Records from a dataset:

>> Start

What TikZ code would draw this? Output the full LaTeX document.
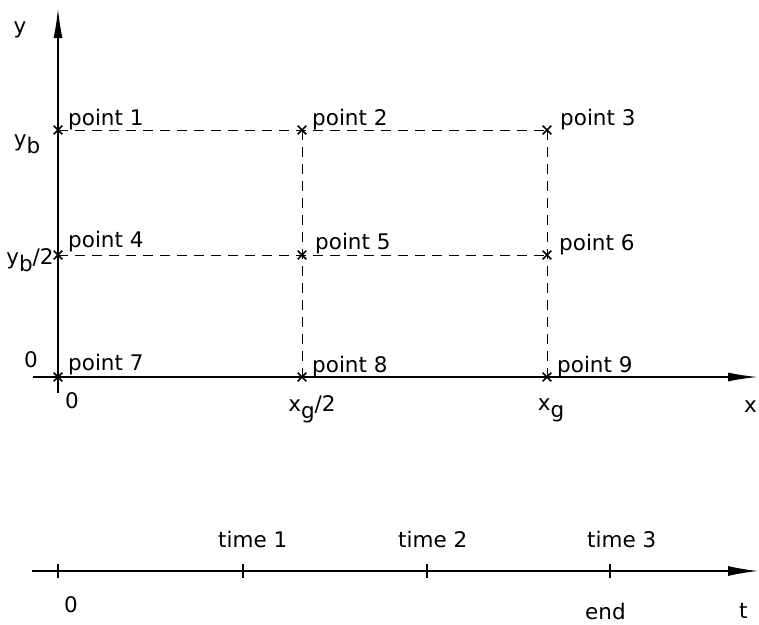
\documentclass[tikz,border=0pt]{standalone}
\usepackage{fontspec}
\setmainfont{DejaVu Sans}
\usetikzlibrary{arrows.meta,shapes.misc}
% subscript letter set at full size, only lowered
\newcommand\lowsub[1]{\raisebox{-0.32em}{#1}}
\begin{document}
\begin{tikzpicture}[x=1pt,y=-1pt,
  axis/.style={line width=1.8pt,-{Latex[length=30pt,width=9pt]}},
  timeaxis/.style={line width=1.3pt,-{Latex[length=30pt,width=10pt]}},
  gridline/.style={line width=0.9pt,dash pattern=on 10pt off 7pt},
  ptmark/.style={draw,cross out,minimum size=7pt,inner sep=0pt,line width=1.6pt},
  tick/.style={line width=1.5pt},
  lbl/.style={font=\fontsize{21.5}{21.5}\selectfont,inner sep=0pt}]
\useasboundingbox (0,0) rectangle (759,624);

% grid points
\coordinate (p1) at (58,130);  \coordinate (p2) at (302,130); \coordinate (p3) at (547,130);
\coordinate (p4) at (58,255);  \coordinate (p5) at (302,255); \coordinate (p6) at (547,255);
\coordinate (p7) at (58,377);  \coordinate (p8) at (302,377); \coordinate (p9) at (547,377);

% axes
\coordinate (ybot) at (58,393); \coordinate (ytop) at (58,8);
\coordinate (xleft) at (33,377); \coordinate (xright) at (758,377);
\draw[axis] (ybot) -- (ytop);
\draw[axis] (xleft) -- (xright);

% dashed grid
\draw[gridline] (p1) -- (p3);
\draw[gridline] (p4) -- (p6);
\draw[gridline] (p2) -- (p8);
\draw[gridline] (p3) -- (p9);

% point marks
\foreach \i in {1,...,9} {\node[ptmark] (m\i) at (p\i) {};}

% point labels
\node[lbl,anchor=base west] (l1) at (68,125) {point 1};
\node[lbl,anchor=base west] (l2) at (312,125) {point 2};
\node[lbl,anchor=base west] (l3) at (560,125) {point 3};
\node[lbl,anchor=base west] (l4) at (68,247) {point 4};
\node[lbl,anchor=base west] (l5) at (315,249) {point 5};
\node[lbl,anchor=base west] (l6) at (559,250) {point 6};
\node[lbl,anchor=base west] (l7) at (68,370) {point 7};
\node[lbl,anchor=base west] (l8) at (312,372) {point 8};
\node[lbl,anchor=base west] (l9) at (557,372) {point 9};

% axis labels
\node[lbl] (ylab) at (20,30) {y};
\node[lbl] (yb) at (27,144) {y\lowsub{b}};
\node[lbl] (yb2) at (30,260) {y\lowsub{b}/2};
\node[lbl] (y0) at (31,360) {0};
\node[lbl] (x0) at (72,401) {0};
\node[lbl] (xg2) at (312,409) {x\lowsub{g}/2};
\node[lbl] (xg) at (551,410) {x\lowsub{g}};
\node[lbl,anchor=west] (xlab) at (744,407) {x};

% time axis
\coordinate (tleft) at (32,571); \coordinate (tright) at (758,571);
\draw[timeaxis] (tleft) -- (tright);
\coordinate (t0) at (58,571);  \coordinate (t1) at (243,571);
\coordinate (t2) at (427,571); \coordinate (t3) at (610,571);
\foreach \t in {t0,t1,t2,t3} {\draw[tick] ([yshift=7pt]\t) -- ([yshift=-7pt]\t);}

\node[lbl,anchor=base west] (time1) at (218,547) {time 1};
\node[lbl,anchor=base west] (time2) at (398,547) {time 2};
\node[lbl,anchor=base west] (time3) at (587,547) {time 3};
\node[lbl] (tzero) at (71,605) {0};
\node[lbl,anchor=base west] (tend) at (585,619) {end};
\node[lbl,anchor=base west] (tlab) at (739,618) {t};
\end{tikzpicture}
\end{document}
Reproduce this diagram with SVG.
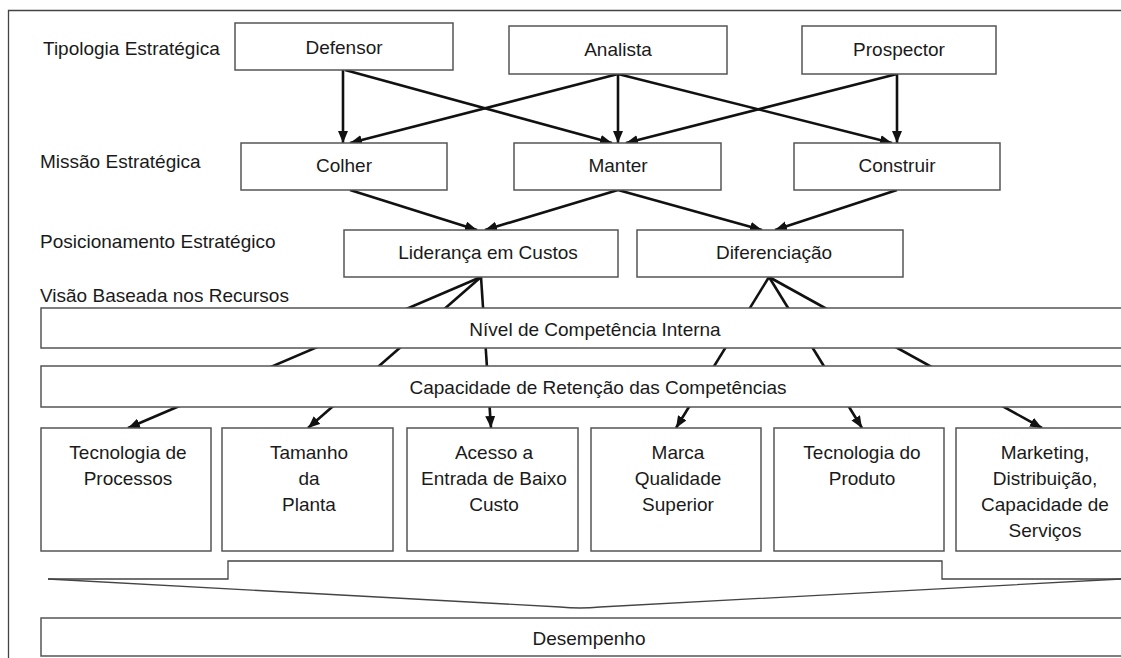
<svg xmlns="http://www.w3.org/2000/svg" width="1121" height="658" viewBox="0 0 1121 658">
<style>
  .box { fill: #fff; stroke: #555; stroke-width: 1.5; }
  .t { font-family: "Liberation Sans", Arial, sans-serif; font-size: 19px; fill: #1a1a1a; }
  .c { text-anchor: middle; }
  .con { stroke: #111; stroke-width: 2.6; fill: none; }
  .arr { marker-end: url(#ah); }
  .thin { stroke: #444; stroke-width: 1.3; fill: none; }
</style>
<defs>
  <marker id="ah" markerUnits="userSpaceOnUse" markerWidth="14" markerHeight="12" refX="12" refY="5" orient="auto">
    <path d="M0,0 L12,5 L0,10 z" fill="#111"/>
  </marker>
</defs>
<rect x="0" y="0" width="1121" height="658" fill="#fff"/>
<g id="frame">
  <path class="thin" d="M8.5,658 L8.5,10.5 L1121,10.5"/>
</g>
<g id="connectors">
  <line class="con arr" x1="343" y1="70" x2="343" y2="143"/>
  <line class="con arr" x1="345" y1="70" x2="612" y2="143"/>
  <line class="con arr" x1="618" y1="74" x2="350" y2="143"/>
  <line class="con arr" x1="618" y1="74" x2="618" y2="143"/>
  <line class="con arr" x1="618" y1="74" x2="892" y2="143"/>
  <line class="con arr" x1="897" y1="74" x2="626" y2="143"/>
  <line class="con arr" x1="897" y1="74" x2="897" y2="143"/>
  <line class="con arr" x1="350" y1="190" x2="477" y2="230"/>
  <line class="con arr" x1="618" y1="190" x2="485" y2="230"/>
  <line class="con arr" x1="618" y1="190" x2="762" y2="230"/>
  <line class="con arr" x1="897" y1="190" x2="775" y2="230"/>
  <line class="con arr" x1="481" y1="277" x2="128" y2="428"/>
  <line class="con arr" x1="481" y1="277" x2="308" y2="428"/>
  <line class="con arr" x1="481" y1="277" x2="491" y2="428"/>
  <line class="con arr" x1="769" y1="277" x2="676" y2="428"/>
  <line class="con arr" x1="769" y1="277" x2="862" y2="428"/>
  <line class="con arr" x1="769" y1="277" x2="1042" y2="428"/>
</g>
<g id="label-tipologia"><text class="t" x="43" y="55">Tipologia Estratégica</text></g>
<g id="label-missao"><text class="t" x="40" y="168">Missão Estratégica</text></g>
<g id="label-posicionamento"><text class="t" x="40" y="248">Posicionamento Estratégico</text></g>
<g id="label-visao"><text class="t" x="40" y="302">Visão Baseada nos Recursos</text></g>
<g id="defensor"><rect class="box" x="235" y="23" width="218" height="47"/><text class="t c" x="344" y="54">Defensor</text></g>
<g id="analista"><rect class="box" x="509" y="26" width="218" height="48"/><text class="t c" x="618" y="56">Analista</text></g>
<g id="prospector"><rect class="box" x="802" y="26" width="194" height="48"/><text class="t c" x="899" y="56">Prospector</text></g>
<g id="colher"><rect class="box" x="241" y="143" width="206" height="47"/><text class="t c" x="344" y="172">Colher</text></g>
<g id="manter"><rect class="box" x="514" y="143" width="207" height="47"/><text class="t c" x="618" y="172">Manter</text></g>
<g id="construir"><rect class="box" x="794" y="143" width="206" height="47"/><text class="t c" x="897" y="172">Construir</text></g>
<g id="lideranca"><rect class="box" x="344" y="230" width="274" height="47"/><text class="t c" x="488" y="259">Liderança em Custos</text></g>
<g id="diferenciacao"><rect class="box" x="637" y="230" width="266" height="47"/><text class="t c" x="774" y="259">Diferenciação</text></g>
<g id="nivel"><rect class="box" x="41" y="308" width="1090" height="40"/><text class="t c" x="595" y="336">Nível de Competência Interna</text></g>
<g id="capacidade"><rect class="box" x="41" y="366" width="1090" height="41"/><text class="t c" x="598" y="394">Capacidade de Retenção das Competências</text></g>
<g id="tec-processos"><rect class="box" x="41" y="428" width="170" height="123"/>
  <text class="t c" x="128" y="459">Tecnologia de</text><text class="t c" x="128" y="485">Processos</text></g>
<g id="tamanho"><rect class="box" x="222" y="428" width="171" height="123"/>
  <text class="t c" x="309" y="459">Tamanho</text><text class="t c" x="309" y="485">da</text><text class="t c" x="309" y="511">Planta</text></g>
<g id="acesso"><rect class="box" x="407" y="428" width="171" height="123"/>
  <text class="t c" x="494" y="459">Acesso a</text><text class="t c" x="494" y="485">Entrada de Baixo</text><text class="t c" x="494" y="511">Custo</text></g>
<g id="marca"><rect class="box" x="591" y="428" width="170" height="123"/>
  <text class="t c" x="678" y="459">Marca</text><text class="t c" x="678" y="485">Qualidade</text><text class="t c" x="678" y="511">Superior</text></g>
<g id="tec-produto"><rect class="box" x="774" y="428" width="170" height="123"/>
  <text class="t c" x="862" y="459">Tecnologia do</text><text class="t c" x="862" y="485">Produto</text></g>
<g id="marketing"><rect class="box" x="956" y="428" width="175" height="123"/>
  <text class="t c" x="1045" y="459">Marketing,</text><text class="t c" x="1045" y="485">Distribuição,</text><text class="t c" x="1045" y="511">Capacidade de</text><text class="t c" x="1045" y="537">Serviços</text></g>
<g id="bracket">
  <path class="thin" d="M48,579 L228,579 L228,561 L942,561 L942,579 L1121,579"/>
  <path class="thin" d="M48,579 L560,607 Q580,609 600,607 L1121,579"/>
</g>
<g id="desempenho"><rect class="box" x="41" y="618" width="1090" height="38"/><text class="t c" x="589" y="645">Desempenho</text></g>
</svg>
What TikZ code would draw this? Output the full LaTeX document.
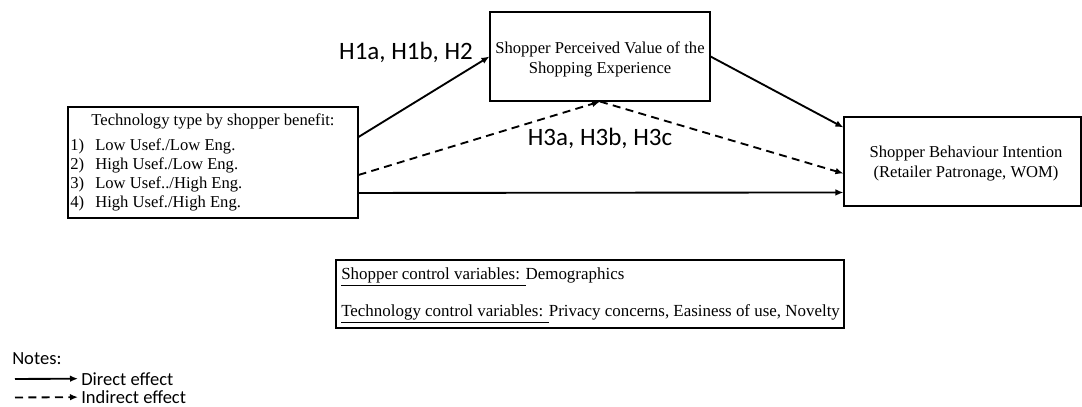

>> End

* **WHAT THE TASK REQUIRES**
In the records above, how many lines include the string "draw"? Answer with only the number.

* **COMPLETED TASK**
11